4.) Committee Action – Here is where a bill will either die (most do) or pass on to the next step (Rules Committee). Many bills are left in committee with no action, they can also be tabled or amended. If the committee fails to act on a bill, it is considered “dead”. A bill can be introduced to a sub-committee for study and hearings. A subcommittee may “mark up” the bill, in other words propose changes and amendments, prior to it being considered by the whole committee.
5.) Rules Committee: Decides on debate on the subject matter in the bill and whether or not it will come up for debate at all. The Rules Committee also decides whether amendments will be allowed and if so, how many.
6.) Floor Action – the House will debate the bill and could offer amendments. A majority vote will allow the bill to move on to the Senate.
7.) Senate Introduction – A Senator introduces the bill and the Majority Leader refers the bill to committee .
8.) Committee Action – Here is where a bill will either die or pass on to the next step (Bill Called Up), the committee can pigeonhole, table, amend or pass the bill.
9.) Bill Called Up – Senate Majority Leader decides when the Senate will consider the bill.
10.)Floor Action – Here the bill is again debated, amendments may or may not be added. If a majority votes in favor of the bill, it is returned to the House.
11.) Conference Committee – If the House decides to reject the changes made by the Senate, the bill goes to a conference committee of Members from both houses to hopefully work out the differences. The bill is sent to Conference Committee when one chamber (House or Senate) makes significant changes. Both Houses must approve the conference report before the bill can proceed.
12.) Vote on Compromise – Both Houses must approve the changes made by the Conference Committee, if they are able to, the bill goes to the President.
13.) Presidential Action – The President may sign (approve) the bill or veto (reject) it. If signed, it becomes law. If the President takes no action for 10 days, while Congress is in session, the bill automatically becomes law. If the President takes no action and Congress has adjourned its session, the legislation dies, this is called a “pocket veto”.
14.) Vote to Override – If the President vetoes the bill, it can become law only if 2/3 of BOTH Houses vote to override the veto.
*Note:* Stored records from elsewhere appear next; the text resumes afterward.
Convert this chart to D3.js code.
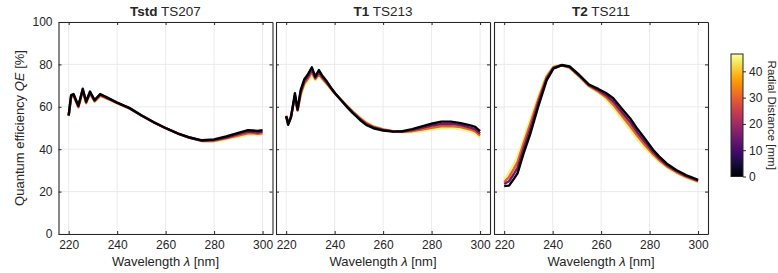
<!DOCTYPE html>
<html><head><meta charset="utf-8">
<script src="https://cdn.jsdelivr.net/npm/d3@7"></script>
<style>body{margin:0;background:#fff;} text{font-family:"Liberation Sans",Arial,sans-serif;fill:#262626;}</style>
</head><body><svg id="c" width="778" height="273"></svg>
<script>
const radii = [45, 30, 15, 0];
const xTicks = [220, 240, 260, 280, 300];
const yTicks = [0, 20, 40, 60, 80, 100];
const cbTicks = [0, 10, 20, 30, 40];

const tstdWl = [220,221,222,224,225.8,227.2,228.8,230.7,233,236,240,245,250,255,260,265,270,275,280,285,290,294,296,298,300];
const tstdR0  = [56,65.5,66,60.5,68.5,62.5,67.2,63.2,66,64.3,62,59.5,56,52.8,50,47.5,45.5,44.2,44.6,46,47.7,49,48.8,48.6,49];
const tstdR15 = [55.8,65,65.7,60.2,68,62.2,66.7,62.9,65.7,64.1,61.9,59.4,55.9,52.7,49.9,47.4,45.4,44,44.3,45.5,47.1,48.3,48.1,47.9,48.3];
const tstdR30 = [55.7,64.5,65.3,59.8,67.5,61.8,66.3,62.6,65.3,63.8,61.7,59.3,55.9,52.7,49.9,47.4,45.4,43.9,43.9,45.1,46.4,47.5,47.5,47.3,47.5];
const tstdR45 = [55.5,64,65,59.5,67,61.5,65.8,62.3,65,63.6,61.6,59.2,55.8,52.6,49.8,47.3,45.3,43.7,43.6,44.6,45.8,46.8,46.8,46.6,46.8];

const t1Wl = [220,220.8,222,223.6,224.7,226,227.5,228.8,230.6,232,233.5,235,236.8,238.5,240.2,242.5,245,247.5,250.5,253,256,260,264,268,272,276,280,284,288,292,296,298,300];
const t1R0  = [55.5,51.5,55,66.4,58.8,68,73,75,78.6,74.2,77.3,74.5,71.9,69,66.4,63.3,60,57,53.8,51.5,49.9,48.8,48.3,48.5,49.5,50.8,52,53,53,52.3,51.2,50.5,48.5];
const t1R15 = [55.7,52,55.3,65.4,58.5,67,72,74,77.4,73.6,76.4,73.8,71.4,68.7,66.3,63.4,60.3,57.3,54.2,51.9,50.3,49.1,48.4,48.3,49,50.1,51.1,51.9,52,51.4,50.2,49.4,47.4];
const t1R30 = [55.8,52.5,55.7,64.5,58.3,66,71,73,76.2,73.1,75.4,73.2,70.9,68.5,66.1,63.4,60.5,57.7,54.6,52.4,50.6,49.3,48.5,48.2,48.5,49.3,50.1,50.8,50.9,50.4,49.3,48.4,46.4];
const t1R45 = [56,53,56,63.5,58,65,70,72,75,72.5,74.5,72.5,70.5,68.2,66,63.5,60.8,58,55,52.8,51,49.6,48.6,48,48,48.6,49.2,49.8,49.9,49.5,48.3,47.3,45.3];

const t2Wl = [220,222,224,225.5,228,230.7,234,237.5,240.3,243.7,247,251,255,259,262,265,269,272,275,278,281.5,284,287,291,295,300];
const t2R0  = [22.6,22.8,26,28.6,38,47,60,72.5,78,79.7,79,75,70.5,68.3,66.5,64,58.5,54.5,49.5,45,39.6,36.5,33.3,30.2,27.8,25.5];
const t2R15 = [23.6,24.9,28.3,31.2,40.3,49.3,61.7,73.3,78.3,79.6,78.8,74.7,70.2,67.7,65.5,62.5,56.8,52.7,47.8,43.5,38.6,35.7,32.6,29.7,27.4,25.2];
const t2R30 = [24.5,26.9,30.7,33.9,42.7,51.7,63.3,74.2,78.7,79.6,78.5,74.3,69.8,67.1,64.5,61,55.2,50.8,46.2,42,37.5,34.8,32,29.2,26.9,24.8];
const t2R45 = [25.5,29,33,36.5,45,54,65,75,79,79.5,78.3,74,69.5,66.5,63.5,59.5,53.5,49,44.5,40.5,36.5,34,31.3,28.7,26.5,24.5];

const panels = [
  {bold:"Tstd", name:"TS207", wl:tstdWl, series:{0:tstdR0,15:tstdR15,30:tstdR30,45:tstdR45}, left:58.5},
  {bold:"T1", name:"TS213", wl:t1Wl, series:{0:t1R0,15:t1R15,30:t1R30,45:t1R45}, left:276},
  {bold:"T2", name:"TS211", wl:t2Wl, series:{0:t2R0,15:t2R15,30:t2R30,45:t2R45}, left:494}
];

const svg = d3.select("#c");
const W = 214, pTop = 22, pBot = 234;
const y = d3.scaleLinear().domain([0,100]).range([pBot, pTop]);
const cmax = 46.6;
const color = r => d3.interpolateInferno(r / cmax);
const axisCol = "#262626";

panels.forEach((p, pi) => {
  const x = d3.scaleLinear().domain([215.8, 304.1]).range([p.left, p.left + W]);
  const g = svg.append("g");
  g.selectAll(".gx").data(xTicks).enter().append("line")
    .attr("x1", d => x(d)).attr("x2", d => x(d)).attr("y1", pTop).attr("y2", pBot)
    .attr("stroke", "#ebebeb").attr("stroke-width", 1);
  g.selectAll(".gy").data(yTicks).enter().append("line")
    .attr("x1", p.left).attr("x2", p.left + W).attr("y1", d => y(d)).attr("y2", d => y(d))
    .attr("stroke", "#ebebeb").attr("stroke-width", 1);
  radii.forEach(r => {
    const vals = p.series[r];
    const pts = p.wl.map((w, i) => [w, vals[i]]);
    g.append("path").datum(pts)
      .attr("d", d3.line().x(d => x(d[0])).y(d => y(d[1])))
      .attr("fill", "none").attr("stroke", color(r)).attr("stroke-width", 2.4)
      .attr("stroke-linejoin", "round");
  });
  const ax = (gen) => gen.tickSizeInner(-3).tickSizeOuter(0).tickPadding(6);
  const xb = g.append("g").attr("transform", `translate(0,${pBot})`)
    .call(ax(d3.axisBottom(x).tickValues(xTicks).tickFormat(d3.format("d"))));
  const xt = g.append("g").attr("transform", `translate(0,${pTop})`)
    .call(ax(d3.axisTop(x).tickValues(xTicks)).tickFormat(""));
  const yl = g.append("g").attr("transform", `translate(${p.left},0)`)
    .call(ax(d3.axisLeft(y).tickValues(yTicks)).tickFormat(pi === 0 ? d3.format("d") : ""));
  const yr = g.append("g").attr("transform", `translate(${p.left + W},0)`)
    .call(ax(d3.axisRight(y).tickValues(yTicks)).tickFormat(""));
  [xb, xt, yl, yr].forEach(a => {
    a.selectAll("path").attr("stroke", axisCol).attr("stroke-width", 1.1);
    a.selectAll("line").attr("stroke", axisCol);
    a.selectAll("text").attr("font-size", 12).attr("fill", axisCol)
      .style("font-family", '"Liberation Sans",Arial,sans-serif');
  });
  const t = svg.append("text").attr("x", p.left + W / 2).attr("y", 15.5)
    .attr("text-anchor", "middle").attr("font-size", 13.5);
  t.append("tspan").attr("font-weight", "bold").text(p.bold);
  t.append("tspan").text(" " + p.name);
  const xl = svg.append("text").attr("x", p.left + W / 2).attr("y", 266)
    .attr("text-anchor", "middle").attr("font-size", 13);
  xl.append("tspan").text("Wavelength ");
  xl.append("tspan").attr("font-style", "italic").text("λ");
  xl.append("tspan").text(" [nm]");
});

const ylab = svg.append("text").attr("transform", `translate(24,${(pTop + pBot) / 2}) rotate(-90)`)
  .attr("text-anchor", "middle").attr("font-size", 13);
ylab.append("tspan").text("Quantum efficiency ");
ylab.append("tspan").attr("font-style", "italic").text("QE");
ylab.append("tspan").text(" [%]");

const cbX = 731, cbW = 12, cbTop = 54, cbBot = 176.5;
const cy = d3.scaleLinear().domain([0, cmax]).range([cbBot, cbTop]);
const defs = svg.append("defs");
const grad = defs.append("linearGradient").attr("id", "cbg").attr("x1", 0).attr("y1", 1).attr("x2", 0).attr("y2", 0);
d3.range(0, 1.0001, 0.05).forEach(s => grad.append("stop").attr("offset", s).attr("stop-color", d3.interpolateInferno(s)));
svg.append("rect").attr("x", cbX).attr("y", cbTop).attr("width", cbW).attr("height", cbBot - cbTop)
  .attr("fill", "url(#cbg)").attr("stroke", axisCol).attr("stroke-width", 1);
const cba = svg.append("g").attr("transform", `translate(${cbX + cbW},0)`)
  .call(d3.axisRight(cy).tickValues(cbTicks).tickSizeInner(3).tickSizeOuter(0).tickPadding(3).tickFormat(d3.format("d")));
cba.select(".domain").remove();
cba.selectAll("line").attr("stroke", axisCol);
cba.selectAll("text").attr("font-size", 12).attr("fill", axisCol).style("font-family", '"Liberation Sans",Arial,sans-serif');
svg.append("text").attr("transform", `translate(768,${(cbTop + cbBot) / 2}) rotate(90)`)
  .attr("text-anchor", "middle").attr("font-size", 11.5).text("Radial Distance [mm]");
</script></body></html>
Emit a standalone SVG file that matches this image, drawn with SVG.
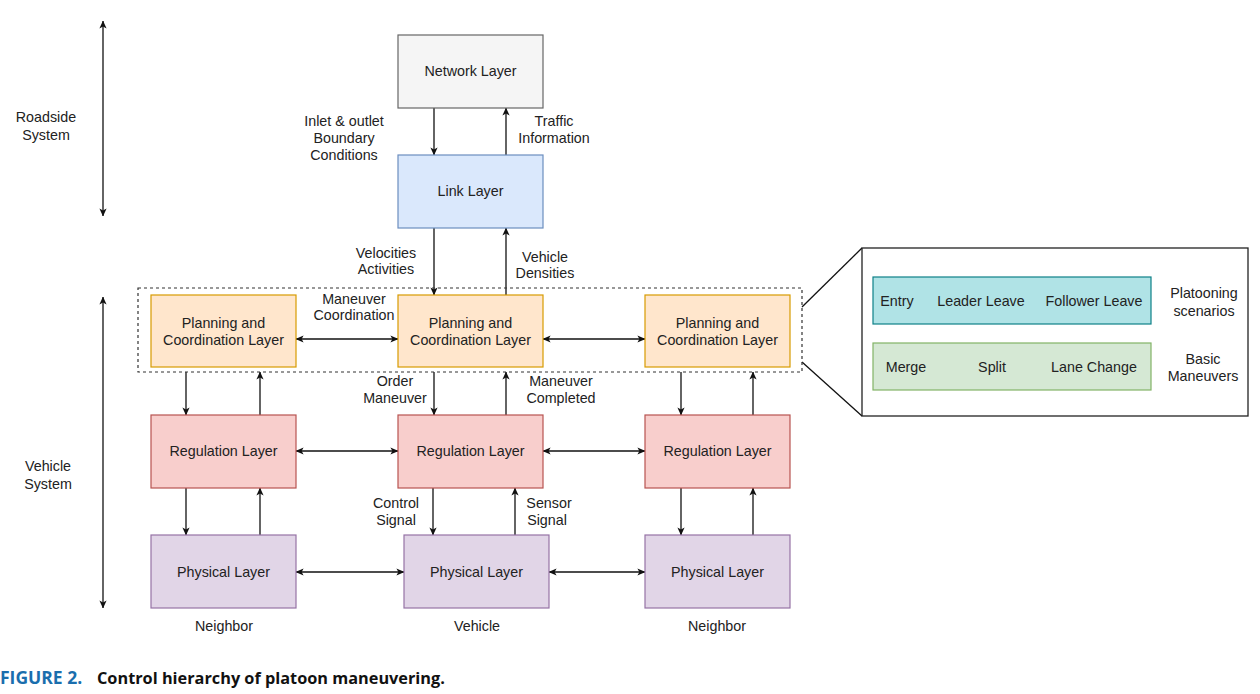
<svg xmlns="http://www.w3.org/2000/svg" width="1260" height="694" viewBox="0 0 1260 694">
<style>
text{font-family:"Liberation Sans",Arial,sans-serif;font-size:14.3px;fill:#222;text-anchor:middle}
.box{stroke-width:1.2}
.net{fill:#f5f5f5;stroke:#666}
.link{fill:#dae8fc;stroke:#6c8ebf}
.plan{fill:#ffe6cc;stroke:#d79b00}
.reg{fill:#f8cecc;stroke:#b85450}
.phy{fill:#e1d5e7;stroke:#9673a6}
.teal{fill:#b0e3e6;stroke:#0e8088}
.green{fill:#d5e8d4;stroke:#82b366}
.c line{stroke:#111;stroke-width:1.3;fill:none}
.e{marker-end:url(#a)}
.b{marker-end:url(#a);marker-start:url(#a)}
</style>
<defs>
<marker id="a" viewBox="0 0 10 10" refX="9.5" refY="5" markerWidth="8" markerHeight="8" markerUnits="userSpaceOnUse" orient="auto-start-reverse">
<path d="M0,0.5 L10,5 L0,9.5 L2.5,5 z" fill="#111"/>
</marker>
</defs>
<rect width="1260" height="694" fill="#fff"/>

<g id="connectors" class="c">
<line class="b" x1="103" y1="21" x2="103" y2="216"/>
<line class="b" x1="103" y1="297" x2="103" y2="608"/>
<line class="e" x1="434" y1="108" x2="434" y2="155"/>
<line class="e" x1="506" y1="155" x2="506" y2="108"/>
<line class="e" x1="434" y1="228" x2="434" y2="295"/>
<line class="e" x1="506" y1="295" x2="506" y2="228"/>
<line class="b" x1="296" y1="339" x2="398" y2="339"/>
<line class="b" x1="543" y1="339" x2="645" y2="339"/>
<line class="e" x1="186" y1="372" x2="186" y2="415"/>
<line class="e" x1="260" y1="415" x2="260" y2="372"/>
<line class="e" x1="434" y1="372" x2="434" y2="415"/>
<line class="e" x1="506" y1="415" x2="506" y2="372"/>
<line class="e" x1="681" y1="372" x2="681" y2="415"/>
<line class="e" x1="753" y1="415" x2="753" y2="372"/>
<line class="b" x1="296" y1="451" x2="398" y2="451"/>
<line class="b" x1="543" y1="451" x2="645" y2="451"/>
<line class="e" x1="186" y1="488" x2="186" y2="535"/>
<line class="e" x1="260" y1="535" x2="260" y2="488"/>
<line class="e" x1="433" y1="488" x2="433" y2="535"/>
<line class="e" x1="515" y1="535" x2="515" y2="488"/>
<line class="e" x1="681" y1="488" x2="681" y2="535"/>
<line class="e" x1="753" y1="535" x2="753" y2="488"/>
<line class="b" x1="296" y1="572" x2="404" y2="572"/>
<line class="b" x1="549" y1="572" x2="645" y2="572"/>
<line x1="802" y1="307" x2="862" y2="248"/>
<line x1="802" y1="362" x2="862" y2="416"/>
</g>

<rect id="dashed-group" x="138" y="288" width="664" height="84" fill="none" stroke="#333" stroke-width="1.2" stroke-dasharray="3 3"/>

<g id="network"><rect class="box net" x="398" y="35" width="145" height="73"/><text x="470.5" y="76">Network Layer</text></g>
<g id="link"><rect class="box link" x="398" y="155" width="145" height="73"/><text x="470.5" y="196">Link Layer</text></g>

<g id="plan-left"><rect class="box plan" x="151" y="295" width="145" height="72"/><text x="223.5" y="328">Planning and</text><text x="223.5" y="345">Coordination Layer</text></g>
<g id="plan-center"><rect class="box plan" x="398" y="295" width="145" height="72"/><text x="470.5" y="328">Planning and</text><text x="470.5" y="345">Coordination Layer</text></g>
<g id="plan-right"><rect class="box plan" x="645" y="295" width="145" height="72"/><text x="717.5" y="328">Planning and</text><text x="717.5" y="345">Coordination Layer</text></g>

<g id="reg-left"><rect class="box reg" x="151" y="415" width="145" height="73"/><text x="223.5" y="456">Regulation Layer</text></g>
<g id="reg-center"><rect class="box reg" x="398" y="415" width="145" height="73"/><text x="470.5" y="456">Regulation Layer</text></g>
<g id="reg-right"><rect class="box reg" x="645" y="415" width="145" height="73"/><text x="717.5" y="456">Regulation Layer</text></g>

<g id="phy-left"><rect class="box phy" x="151" y="535" width="145" height="73"/><text x="223.5" y="577">Physical Layer</text></g>
<g id="phy-center"><rect class="box phy" x="404" y="535" width="145" height="73"/><text x="476.5" y="577">Physical Layer</text></g>
<g id="phy-right"><rect class="box phy" x="645" y="535" width="145" height="73"/><text x="717.5" y="577">Physical Layer</text></g>

<g id="panel">
<rect x="862" y="248" width="386" height="168" fill="#fff" stroke="#222" stroke-width="1.3"/>
<g id="scenarios"><rect class="box teal" x="873" y="277" width="278" height="47"/>
<text x="897" y="306">Entry</text><text x="981" y="306">Leader Leave</text><text x="1094" y="306">Follower Leave</text></g>
<g id="maneuvers"><rect class="box green" x="873" y="343" width="278" height="47"/>
<text x="906" y="372">Merge</text><text x="992" y="372">Split</text><text x="1094" y="372">Lane Change</text></g>
<text x="1204" y="298">Platooning</text><text x="1204" y="316">scenarios</text>
<text x="1203" y="364">Basic</text><text x="1203" y="381">Maneuvers</text>
</g>

<g id="labels">
<text x="46" y="122">Roadside</text><text x="46" y="140">System</text>
<text x="48" y="471">Vehicle</text><text x="48" y="489">System</text>
<text x="344" y="126">Inlet &amp; outlet</text><text x="344" y="143">Boundary</text><text x="344" y="160">Conditions</text>
<text x="554" y="126">Traffic</text><text x="554" y="143">Information</text>
<text x="386" y="258">Velocities</text><text x="386" y="274">Activities</text>
<text x="545" y="262">Vehicle</text><text x="545" y="278">Densities</text>
<text x="354" y="304">Maneuver</text><text x="354" y="320">Coordination</text>
<text x="395" y="386">Order</text><text x="395" y="403">Maneuver</text>
<text x="561" y="386">Maneuver</text><text x="561" y="403">Completed</text>
<text x="396" y="508">Control</text><text x="396" y="525">Signal</text>
<text x="549" y="508">Sensor</text><text x="547" y="525">Signal</text>
<text x="224" y="631">Neighbor</text><text x="477" y="631">Vehicle</text><text x="717" y="631">Neighbor</text>
</g>

<g id="caption" style="font-family:'Open Sans','Liberation Sans',sans-serif;font-weight:bold">
<text x="0" y="684" style="text-anchor:start;font-size:17.5px;fill:#1a6ead;font-family:'Open Sans','Liberation Sans',sans-serif;font-weight:bold">FIGURE 2.</text>
<text x="97" y="684" style="text-anchor:start;font-size:16.3px;fill:#111;font-family:'Open Sans','Liberation Sans',sans-serif;font-weight:bold">Control hierarchy of platoon maneuvering.</text>
</g>
</svg>
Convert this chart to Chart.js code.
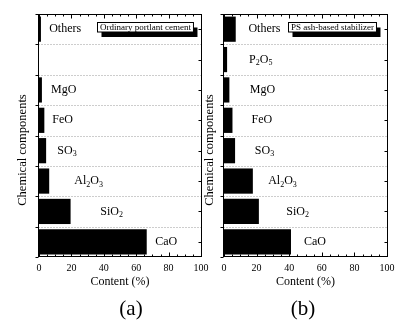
<!DOCTYPE html>
<html>
<head>
<meta charset="utf-8">
<script src="https://cdn.jsdelivr.net/npm/chart.js@4.4.1/dist/chart.umd.min.js"></script>
<style>
  html, body { margin: 0; padding: 0; background: #fff; }
  #wrap { position: relative; width: 400px; height: 320px; }
  canvas { position: absolute; left: 0; top: 0; }
</style>
</head>
<body>
<div id="wrap">
  <canvas id="cA" width="400" height="320"></canvas>
  <canvas id="cB" width="400" height="320"></canvas>
</div>
<script>
// ── data (bottom → top) ─────────────────────────────────────────────
const COMPONENTS = ["CaO", "SiO2", "Al2O3", "SO3", "FeO", "MgO", "P2O5", "Others"];
const OPC_CONTENT = [66.5, 19.5, 6.3, 4.4, 3.3, 1.8, null, 1.2];
const PSA_CONTENT = [41.1, 21.4, 17.7, 6.8, 5.2, 3.3, 1.9, 7.2];
const X_TICKS = [0, 20, 40, 60, 80, 100];
// where each component name sits, in Content (%) units
const OPC_LABEL_AT = [71.7, 37.8, 21.8, 11.3, 8.2, 7.4, null, 6.3];
const PSA_LABEL_AT = [49.1, 38.2, 27.1, 18.9, 16.9, 15.8, 15.4, 15.0];

const SERIF = "'Liberation Serif', 'Times New Roman', serif";

// chemical formula with digits as subscripts
function drawFormula(ctx, txt, x, y) {
  let cx = x;
  for (const part of txt.match(/\d+|\D+/g)) {
    const sub = /\d/.test(part);
    ctx.font = (sub ? "8px " : "12px ") + SERIF;
    ctx.fillText(part, cx, y + (sub ? 3.5 : 0));
    cx += ctx.measureText(part).width;
  }
}

// ── frame, ticks, separators, in-plot labels, legend box ────────────
const decor = {
  id: "decor",
  afterDraw(chart, args, o) {
    const { ctx, chartArea: a, scales: { x, y } } = chart;
    const n = COMPONENTS.length;
    const L = Math.round(a.left) - 0.5, R = Math.round(a.right) + 0.5;
    const T = Math.round(a.top) + 0.5, B = Math.round(a.bottom) - 0.5;
    ctx.save();

    // dotted separators between rows
    ctx.strokeStyle = "#9a9a9a";
    ctx.lineWidth = 1;
    ctx.setLineDash([1, 2]);
    for (let i = 0; i < n - 1; i++) {
      const py = Math.round(y.getPixelForValue(i + 0.5)) + 0.5;
      ctx.beginPath(); ctx.moveTo(L, py); ctx.lineTo(R, py); ctx.stroke();
    }
    ctx.setLineDash([]);

    // frame
    ctx.strokeStyle = "#000";
    ctx.strokeRect(L, T, R - L, B - T);

    // top / bottom ticks, inward
    ctx.beginPath();
    for (let v = 0; v <= 100; v += 5) {
      const px = Math.round(x.getPixelForValue(v)) + 0.5;
      const len = v % 20 === 0 ? 4 : 2;
      ctx.moveTo(px, B); ctx.lineTo(px, B - len);
      ctx.moveTo(px, T); ctx.lineTo(px, T + len);
    }
    // left ticks at row boundaries (outward), right ticks at row centres (inward)
    for (let i = -1; i < n; i++) {
      const pb = Math.round(y.getPixelForValue(i + 0.5)) + 0.5;
      ctx.moveTo(L, pb); ctx.lineTo(L - 3, pb);
      if (i >= 0) {
        const pc = Math.round(y.getPixelForValue(i)) + 0.5;
        ctx.moveTo(R, pc); ctx.lineTo(R - 3, pc);
      }
    }
    ctx.stroke();

    // component names
    ctx.fillStyle = "#000";
    ctx.textBaseline = "middle";
    ctx.textAlign = "left";
    o.labelAt.forEach((v, i) => {
      if (v == null) return;
      drawFormula(ctx, COMPONENTS[i], x.getPixelForValue(v), y.getPixelForValue(i));
    });

    // legend box with drop shadow
    ctx.font = "9px " + SERIF;
    const tw = ctx.measureText(o.legend).width;
    const bw = tw + 5, bh = 9.5;
    const bx = Math.round(a.right - o.legendRight - bw) + 0.5, by = 22.5;
    ctx.fillStyle = "#000";
    ctx.fillRect(bx + 4, by + 5, bw, bh);
    ctx.fillStyle = "#fff";
    ctx.fillRect(bx, by, bw, bh);
    ctx.strokeStyle = "#000";
    ctx.strokeRect(bx, by, bw, bh);
    ctx.fillStyle = "#000";
    ctx.fillText(o.legend, bx + 2.5, by + bh / 2 + 0.5);

    // y-axis title
    ctx.save();
    ctx.translate(o.yTitleX, 150);
    ctx.rotate(-Math.PI / 2);
    ctx.textAlign = "center";
    ctx.font = "12.5px " + SERIF;
    ctx.fillText("Chemical components", 0, 0);
    ctx.restore();

    // panel tag
    ctx.textAlign = "center";
    ctx.font = "21px " + SERIF;
    ctx.fillText(o.tag, o.tagX, 309);
    ctx.restore();
  },
};

function makePanel(id, values, opt) {
  return new Chart(document.getElementById(id), {
    type: "bar",
    data: {
      labels: COMPONENTS,
      datasets: [{
        data: values,
        backgroundColor: "#000",
        borderWidth: 0,
        categoryPercentage: 1,
        barPercentage: 0.83,
      }],
    },
    options: {
      indexAxis: "y",
      responsive: false,
      animation: false,
      layout: { padding: { top: 14, right: opt.padRight, left: 0, bottom: 0 } },
      plugins: {
        legend: { display: false },
        tooltip: { enabled: false },
        decor: opt.decor,
      },
      scales: {
        x: {
          min: 0,
          max: 100,
          afterBuildTicks: (s) => { s.ticks = X_TICKS.map((v) => ({ value: v })); },
          grid: { display: false, drawTicks: false },
          border: { display: false },
          ticks: { color: "#000", padding: 5, maxRotation: 0, font: { family: SERIF, size: 10 } },
          title: {
            display: true,
            text: "Content (%)",
            color: "#000",
            font: { family: SERIF, size: 12 },
            padding: { top: 0, bottom: 31 },
          },
          afterFit: (s) => { s.height = 63; },
        },
        y: {
          reverse: true,
          grid: { display: false, drawTicks: false },
          border: { display: false },
          ticks: { display: false },
          afterFit: (s) => { s.width = opt.yWidth; },
        },
      },
    },
    plugins: [decor],
  });
}

makePanel("cA", OPC_CONTENT, {
  yWidth: 39,
  padRight: 199,
  decor: { labelAt: OPC_LABEL_AT, legend: "Ordinary portlant cement", legendRight: 8, yTitleX: 23, tag: "(a)", tagX: 131 },
});

makePanel("cB", PSA_CONTENT, {
  yWidth: 224,
  padRight: 13,
  decor: { labelAt: PSA_LABEL_AT, legend: "PS ash-based stabilizer", legendRight: 11, yTitleX: 209.5, tag: "(b)", tagX: 303 },
});
</script>
</body>
</html>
Now that we understand the legislative process and how a bill becomes a law, lets look at the reasons a Member of Congress introduces a bill knowing that only 5% of bills actually pass.
Members of Congress do not need consent or support from anyone to introduce a bill, many times a bill will have support but it is not a requirement. Members introduce bills that they believe in and here are their top reasons for doing so:
> The Member is speaking to their constituents or addressing concerns from their home district (or state). Making good on the promises from their campaign or addressing an urgent or longstanding issue.
> The Member is gauging interest and/or reactions from the public and people on both sides of the issue. Many times their first draft of a bill isn’t their final draft, it is useful to know the thoughts of the public and what kind of feedback they will receive (positive or negative).
> The Member may use a political tactic and take an unpopular stance on a specific issue to let their peers and constituents know how serious they are about it.
So, how do we know if a particular bill is viable watching the legislative process from the outside? There are several things to watch after a bill is introduced to gauge whether or not it will move forward in the legislative process, or die.
> Media – If a bill is getting relatively no press, either in news or online, then it stands to reason that it isn’t going to move forward. This is not set in stone, but how the public responds to a particular piece of legislation can either help or hinder a bill’s chances of passing.
> Co-Sponsors – When a bill is introduced, the Member that introduces it become the bill’s “sponsor”. It is up to that Member to gain support of the bill by other Members and ask them to “co-sponsor”. A bill with only a sponsor and no co-sponsors will most likely not move. If a Member introduces a bill with a co-sponsor from the opposite party, the bill is more likely to receive attention, this is a bi-partisan bill.
> Moving out of Committee – If a bill moves out of committee, either to a sub-committee or to the floor for debate and vote, it is making progress and has a better chance of passing. A bill that sits in committee and does not move will most likely die in committee. This is even more relevant as the Congressional Term comes to a close, a bill that is still sitting in committee as we draw closer to the end of term has little to no chance of passing.
The HSCG has been very active in legislative advocacy since about 2009. We are currently under contract with a professional DC Advocate, Debra Carnahan of Carnahan Global Consulting. With her assistance, we travel to Washington, DC 4-6 times per year to attend meetings with Members of Congress. We are both addressing specific pieces of legislation that is aimed at our industry and educating them about the handcrafted soap & cosmetic industry and the people and businesses that make it up.
There are currently two active bills seeking to update The Food, Drug & Cosmetic Act of 1938. To read more about these bills and our advocacy efforts, please refer to the legislative advocacy pages on our website. As bills are introduced, it is important to remain calm, keep informed and engage Members when necessary.
The bottom line is that the HSCG needs to stay engaged with Congress to ensure that the small businesses of the handcrafted soap & cosmetic industry are well represented. We take a calm, methodical approach and remain steadfast in our messages. When new legislation is introduced that seeks to regulate our industry, we will be ready to engage Members and their staff so that the needs of handcrafted soap & cosmetic producers and businesses are protected.